All Job’s concepts of God have now come to grip his heart.  Job repents.  The word in Hebrew can also mean “retract”, which seems to better fit the context.  Job “takes back” his self-justification, his demands, and bows to love and serve God alone.

THE OTHER INNOCENT SUFFERER

God never condemns Job.  God’s silence is an assurance of his love.  How can we have that assurance?  We don’t need a voice out of the storm, Keller asserts.  We need to remember how Jesus Christ bowed his head into the storm of God’s justice.  Jesus is the greater Job who lost everything,–even God–for us.

” . . . when you suffer without relief, when you feel absolutely alone you can know that, because he bore your sin, he will be with you.  You can know you are walking the same path Jesus walked, so you are not alone–and that path is only taking you to him” (Keller, p. 293).

MY RESPONSE

I’m not sure I’d call God an earthquake;  but I would say he’s untameable.  Despite my desires and prayers I can’t keep him boxed in the box of my making.  He’s got his own agenda into which I must fit, not him into mine.
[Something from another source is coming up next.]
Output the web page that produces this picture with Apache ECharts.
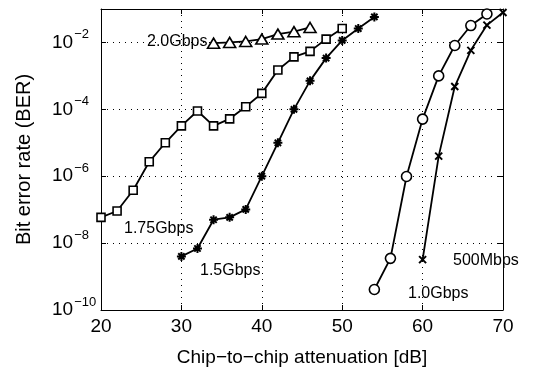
<!DOCTYPE html>
<html><head><meta charset="utf-8">
<script src="https://cdn.jsdelivr.net/npm/echarts@6/dist/echarts.min.js"></script>
<style>html,body{margin:0;padding:0;background:#fff}#c{width:549px;height:372px}</style>
</head><body><div id="c"></div>
<script>
// Data (x = attenuation dB, y = BER)
const x20 = [34, 36, 38, 40, 42, 44, 46];
const ber20 = [9.5e-3, 1.0e-2, 1.07e-2, 1.26e-2, 1.78e-2, 2.1e-2, 2.8e-2];
const x175 = [20, 22, 24, 26, 28, 30, 32, 34, 36, 38, 40, 42, 44, 46, 48, 50];
const ber175 = [5.9e-8, 9.1e-8, 3.8e-7, 2.7e-6, 1.0e-5, 3.2e-5, 8.9e-5, 3.2e-5, 5.2e-5, 1.2e-4, 3.0e-4, 1.5e-3, 3.7e-3, 5.4e-3, 1.26e-2, 2.6e-2];
const x15 = [30, 32, 34, 36, 38, 40, 42, 44, 46, 48, 50, 52, 54];
const ber15 = [4.0e-9, 6.9e-9, 5.0e-8, 5.9e-8, 1.02e-7, 1.0e-6, 1.0e-5, 1.0e-4, 7.1e-4, 3.4e-3, 1.15e-2, 2.6e-2, 5.8e-2];
const x10 = [54, 56, 58, 60, 62, 64, 66, 68];
const ber10 = [4.1e-10, 3.5e-9, 9.8e-7, 5.1e-5, 1.0e-3, 8.1e-3, 3.2e-2, 7.1e-2];
const x05 = [60, 62, 64, 66, 68, 70];
const ber05 = [3.2e-9, 4.0e-6, 4.8e-4, 5.8e-3, 3.3e-2, 7.9e-2];
const xTicks = [20, 30, 40, 50, 60, 70];
const seriesNames = ['2.0Gbps', '1.75Gbps', '1.5Gbps', '1.0Gbps', '500Mbps'];
const xTitle = 'Chip\u2212to\u2212chip attenuation [dB]';
const yTitle = 'Bit error rate (BER)';

const pair = (xs, ys) => xs.map((v, i) => [v, ys[i]]);
const FONT = 'Liberation Sans';
const hollow = { color: '#fff', borderColor: '#000', borderWidth: 1.6 };
const strokeOnly = { color: 'none', borderColor: '#000', borderWidth: 2 };
const asterisk = 'path://M5,0L5,10M0,5L10,5M1.5,1.5L8.5,8.5M8.5,1.5L1.5,8.5';
const cross = 'path://M0,0L10,10M10,0L0,10';

function mk(name, data, symbol, size, style) {
  return { name, type: 'line', data, symbol, symbolSize: size, showAllSymbol: true,
    lineStyle: { color: '#000', width: 1.8 }, itemStyle: style, z: 5, animation: false };
}

const yFmt = v => {
  const e = Math.round(Math.log10(v));
  if (e % 2 !== 0) return '';
  return '{b|10}{s|\u2212' + Math.abs(e) + '}';
};

const chart = echarts.init(document.getElementById('c'));
chart.setOption({
  animation: false,
  backgroundColor: '#fff',
  grid: { left: 101, right: 46, top: 9, bottom: 62 },
  xAxis: [{
    type: 'value', min: 20, max: 70, interval: 10, position: 'bottom',
    axisLine: { lineStyle: { color: '#000', width: 1 } },
    axisTick: { inside: true, length: 5, lineStyle: { color: '#000' } },
    axisLabel: { color: '#000', fontSize: 19, fontFamily: FONT, margin: 7 },
    splitLine: { show: true, lineStyle: { color: '#000', type: [1, 5], width: 1 } },
    name: xTitle, nameLocation: 'middle', nameGap: 38,
    nameTextStyle: { color: '#000', fontSize: 19, fontFamily: FONT }
  }, {
    type: 'value', min: 20, max: 70, interval: 10, position: 'top',
    axisLine: { lineStyle: { color: '#000', width: 1 } },
    axisTick: { inside: true, length: 5, lineStyle: { color: '#000' } },
    axisLabel: { show: false }, splitLine: { show: false }
  }],
  yAxis: [{
    type: 'log', logBase: 10, min: 1e-10, max: 1e-1, interval: 2, position: 'left',
    axisLine: { show: true, lineStyle: { color: '#000', width: 1 } },
    axisTick: { show: true, inside: true, length: 5, lineStyle: { color: '#000' } },
    minorTick: { show: false },
    axisLabel: { color: '#000', fontFamily: FONT, margin: 49, align: 'left', formatter: yFmt,
      rich: { b: { fontSize: 19, fontFamily: FONT, color: '#000', lineHeight: 29, verticalAlign: 'middle' },
              s: { fontSize: 13, fontFamily: FONT, color: '#000', lineHeight: 13, verticalAlign: 'top', padding: [0, 0, 0, 1] } } },
    splitLine: { show: true, lineStyle: { color: '#000', type: [1, 5], width: 1 } },
    name: yTitle, nameLocation: 'middle', nameGap: 67, nameRotate: 90,
    nameTextStyle: { color: '#000', fontSize: 20, fontFamily: FONT }
  }, {
    type: 'log', logBase: 10, min: 1e-10, max: 1e-1, interval: 2, position: 'right',
    axisLine: { show: true, lineStyle: { color: '#000', width: 1 } },
    axisTick: { show: true, inside: true, length: 5, lineStyle: { color: '#000' } },
    axisLabel: { show: false }, splitLine: { show: false }
  }],
  series: [
    mk(seriesNames[0], pair(x20, ber20), 'triangle', [12, 10], hollow),
    mk(seriesNames[1], pair(x175, ber175), 'rect', 8, hollow),
    mk(seriesNames[2], pair(x15, ber15), asterisk, 9, strokeOnly),
    mk(seriesNames[3], pair(x10, ber10), 'circle', 10, hollow),
    mk(seriesNames[4], pair(x05, ber05), cross, 7, strokeOnly)
  ],
  graphic: [
    { type: 'text', left: 147, top: 34, style: { text: seriesNames[0], fontSize: 16, fontFamily: FONT, fill: '#000' } },
    { type: 'text', left: 124, top: 221, style: { text: seriesNames[1], fontSize: 16, fontFamily: FONT, fill: '#000' } },
    { type: 'text', left: 200, top: 263, style: { text: seriesNames[2], fontSize: 16, fontFamily: FONT, fill: '#000' } },
    { type: 'text', left: 408, top: 286, style: { text: seriesNames[3], fontSize: 16, fontFamily: FONT, fill: '#000' } },
    { type: 'text', left: 453, top: 253, style: { text: seriesNames[4], fontSize: 16, fontFamily: FONT, fill: '#000' } }
  ]
});
</script></body></html>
For one thing, as I learn from Job, God wants me to love him, not for his benefits, but for himself.   That’s rather selfish of him.  (My first thought.)  But then I think, No, it’s not selfish at all.   Don’t we all want to be loved for ourselves, not what we can give?

What of the son who loves his father mainly for the car he buys him?  Or the daughter who loves her father mainly for the wardrobe of clothes he provides.  Intuitively we find that love at best lacking, at worst not true love at all.  Such “love” hurts, not only the father, but the child.  Both are left without the deep joy of real love.

So with us and God.  He wants us to freely love him–not for what he gives but who he is.  He deserves real love, because he’s God.  And we need such love, because we can’t enjoy what we were created for without it.

I just loathe the suffering process it takes to get me there.